I'm sorry I haven't put up a new entry in so long. I really don't like my job lately, so blogging about it only makes me feel like I'm whining. More kids keep joining my playwriting enrichment class and it has descended into chaos. They talk so much we can barely read a scene aloud. My advisory class still sucks, too. I'm not sure which is worse: being blatantly ignored even when you're standing right in a kid's face telling them to stop talking and do their work, or dealing with the rudeness and disrespect they engage in when they do acknowledge your presence. Kids are cutting class, hiding in the bathrooms, hanging out in the stairwells, and when they do go to class, so many of them are so incredibly rude to teachers. How dare we ask them to learn, right?
When we were evacuated a couple weeks ago after someone (an adult) caused nauseating fumes by cleaning paint brushes with gasoline (don't ask), I chatted up the sub who was in for the science teacher that day. He said he has subbed in almost every charter school in the city, and our school is the only one where, when they call him to sub, he truly hesitates, because our kids' behavior is so awful. Isn't that interesting? Same types of schools, same city, same population, and yet our students' behavior is that much worse.
But then I turned around and chatted with Jill, the long-term English sub, and *she* said, "I've worked in schools where the kids screamed 'f--- you!' right in my face and threw objects at me, and these kids don't do that."
I felt like saying, "Give them time." ;O Actually, one student did whip a pencil at me a month or so ago. It hit me in the back, but still. I brought him to the office and he was talked to, but I don't think anything else happened.
Last Thursday the dam finally broke and I cried in front of Mitchell. Mortifying. The board suddenly wanted all this data last week to show the kids were learning something, so we had to give them this diagnostic test in English, and they were NOT happy about it. I helped proctor the test, which took almost two periods for each class, and the one seventh grade class was not very good about it, even though their history teacher, who they generally like, was in the room with me. Just stupid stuff like banging on the desk, whistling, trying to talk. But I walked out of there thinking, I cannot do this again with the other seventh grade class, with only the long-term English sub to back me up -- not during the second-to-last period of the day, when I was overtired and hadn't had any periods off except my 25 minute wolf-down-my-lunch time.

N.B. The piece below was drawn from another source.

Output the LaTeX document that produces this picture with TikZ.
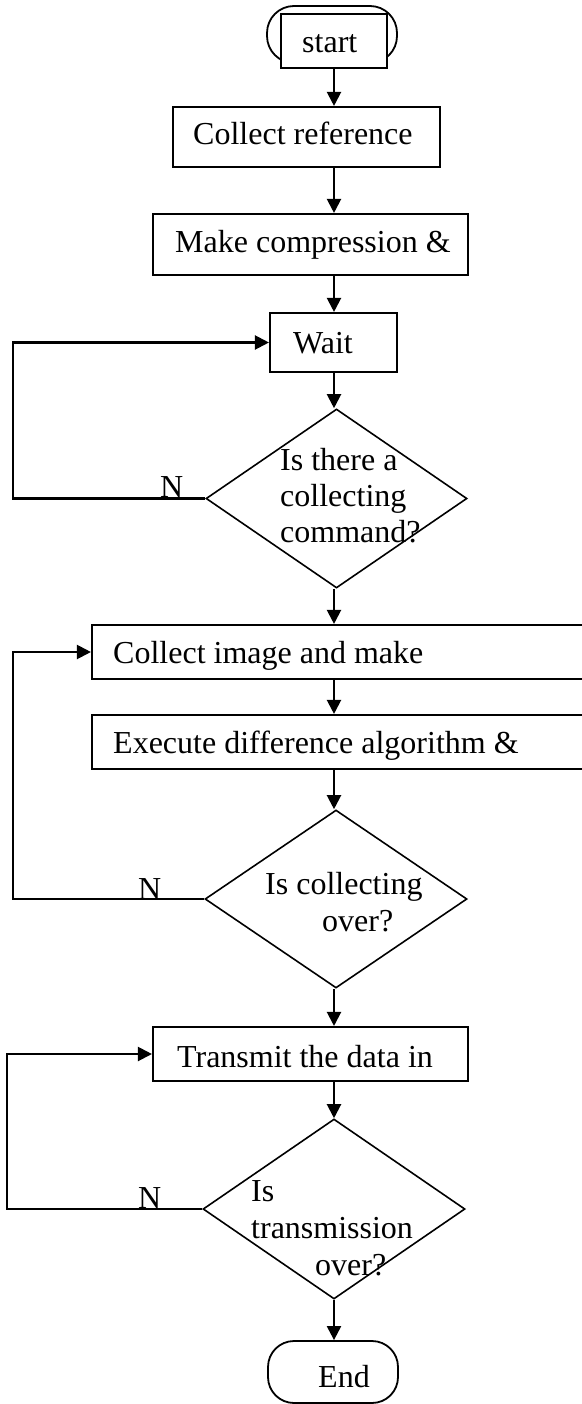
\documentclass[tikz,border=0pt]{standalone}
\usepackage{fontspec}
\setmainfont{Liberation Serif}
\usetikzlibrary{arrows.meta,shapes.geometric}
\begin{document}
\begin{tikzpicture}[x=1pt,y=-1pt,
  box/.style={draw,line width=2.1pt,rectangle,inner sep=0pt,minimum width=#1},
  dia/.style={draw,line width=1.6pt,diamond,inner sep=0pt},
  txt/.style={anchor=base west,inner sep=0pt,font=\fontsize{32}{36}\selectfont},
  arr/.style={line width=2.1pt,-{Triangle[length=14pt,width=14pt]}},
  loopline/.style={line width=2.1pt,-{Triangle[length=14pt,width=14pt]}}]
\useasboundingbox (0,0) rectangle (581,1404);
% start terminal
\node[draw,line width=1.8pt,rounded corners=27pt,minimum width=130pt,minimum height=57pt,inner sep=0pt] (startouter) at (332,34.5) {};
\node[draw,fill=white,line width=2.1pt,minimum width=106pt,minimum height=54pt,inner sep=0pt] (startinner) at (334,41) {};
\node[txt] (starttxt) at (302,53) {start};
% boxes
\node[box=267pt,minimum height=60pt] (ref) at (306.5,137) {};
\node[txt] (reftxt) at (193,145) {Collect reference};
\node[box=315pt,minimum height=61pt] (comp) at (310.5,244.5) {};
\node[txt] (comptxt) at (175,253) {Make compression \&};
\node[box=127pt,minimum height=59pt] (wait) at (333.5,342.5) {};
\node[txt] (waittxt) at (293,353) {Wait};
\node[dia,minimum width=261pt,minimum height=179pt] (d1) at (336.5,498.5) {};
\node[txt] (d1a) at (280,470) {Is there a};
\node[txt] (d1b) at (280,506) {collecting};
\node[txt] (d1c) at (280,542) {command?};
\node[box=508pt,minimum height=54pt] (col) at (346,652) {};
\node[txt] (coltxt) at (113,663) {Collect image and make};
\node[box=508pt,minimum height=54pt] (exe) at (346,742) {};
\node[txt] (exetxt) at (113,753) {Execute difference algorithm \&};
\node[dia,minimum width=262pt,minimum height=178pt] (d2) at (336,899) {};
\node[txt] (d2a) at (265,894) {Is collecting};
\node[txt] (d2b) at (322,931) {over?};
\node[box=315pt,minimum height=54pt] (tra) at (310.5,1054) {};
\node[txt] (tratxt) at (177,1067) {Transmit the data in};
\node[dia,minimum width=262pt,minimum height=180pt] (d3) at (334,1209) {};
\node[txt] (d3a) at (251,1201) {Is};
\node[txt] (d3b) at (251,1238) {transmission};
\node[txt] (d3c) at (315,1275) {over?};
\node[draw,line width=1.8pt,rounded corners=26pt,minimum width=130pt,minimum height=62pt,inner sep=0pt] (endn) at (333,1372) {};
\node[txt] (endtxt) at (318,1387) {End};
% main arrows
\draw[arr] (startinner.south) -- (startinner.south |- ref.north);
\draw[arr] (ref.south -| startinner.south) -- (comp.north -| startinner.south);
\draw[arr] (comp.south -| startinner.south) -- (wait.north -| startinner.south);
\draw[arr] (wait.south -| startinner.south) -- (d1.north -| startinner.south);
\draw[arr] (d1.south -| startinner.south) -- (col.north -| startinner.south);
\draw[arr] (col.south -| startinner.south) -- (exe.north -| startinner.south);
\draw[arr] (exe.south -| startinner.south) -- (d2.north -| startinner.south);
\draw[arr] (d2.south -| startinner.south) -- (tra.north -| startinner.south);
\draw[arr] (tra.south -| startinner.south) -- (d3.north -| startinner.south);
\draw[arr] (d3.south -| startinner.south) -- (endn.north -| startinner.south);
% loops
\coordinate (l1) at (13,498.5);
\coordinate (l2) at (13,899);
\coordinate (l3) at (7,1209);
\draw[loopline] (d1.west) -- (l1) |- (wait.west);
\draw[loopline] (d2.west) -- (l2) |- (col.west);
\draw[loopline] (d3.west) -- (l3) |- (tra.west);
\node[txt] (n1) at (160,497) {N};
\node[txt] (n2) at (138,899) {N};
\node[txt] (n3) at (138,1208) {N};
\end{tikzpicture}
\end{document}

I rarely ask for help, but I tried to ask this time. I tried the mature, professional approach first. I went to my direct supervisor, the special ed director, and told her my concerns: the one seventh grade class had been just barely OK with their regular teacher and me both in the room, but I feared the second class wouldn't take it seriously, especially with just me and the sub there. I asked point-blank if someone else could come in and help us proctor, but she basically said no, to just "set the expectation" that they should take it seriously. Um, I can't even get them to let me finish a sentence! But I just said, "Oh. Okay." She said I could talk to Mitchell about it if I wanted, but clearly she wasn't going to help me.
So I went to Mitchell, and he basically said the same thing. "There are going to be two of you in there, right?" he said. Yes, one of whom is a sub they don't take seriously, I tried to say in a polite way. It became clear he wasn't going to help me either, and I finally broke down and started crying. Well. THAT got his attention. Suddenly someone else was found to help proctor the exam. Suddenly he and the special ed director wanted to know how theycould offer me more support. But it shouldn't take going to them in tears -- or in anger, as other teachers have done -- to get that, should it?
So. It was incredibly embarrassing, but it was effective. One of the other teachers graciously, courageously tepped in to teach my advisory class last period, since my weepiness had just barely stopped at that point. I brought my laptop and worked in the back of Mitchell's office that last period, listening to the myriad crises that presented themselves: one student claimed all her school books had been stolen; two others were taking a long time to finish their diagnostic tests; another had lost her locker key, couldn't get into her locker to get her winter coat, and Mitchell couldn't find the master key. All those ridiculous but time-consuming issues are probably why it's only the squeaky (i.e., weeping or enraged) wheel that gets the grease around there.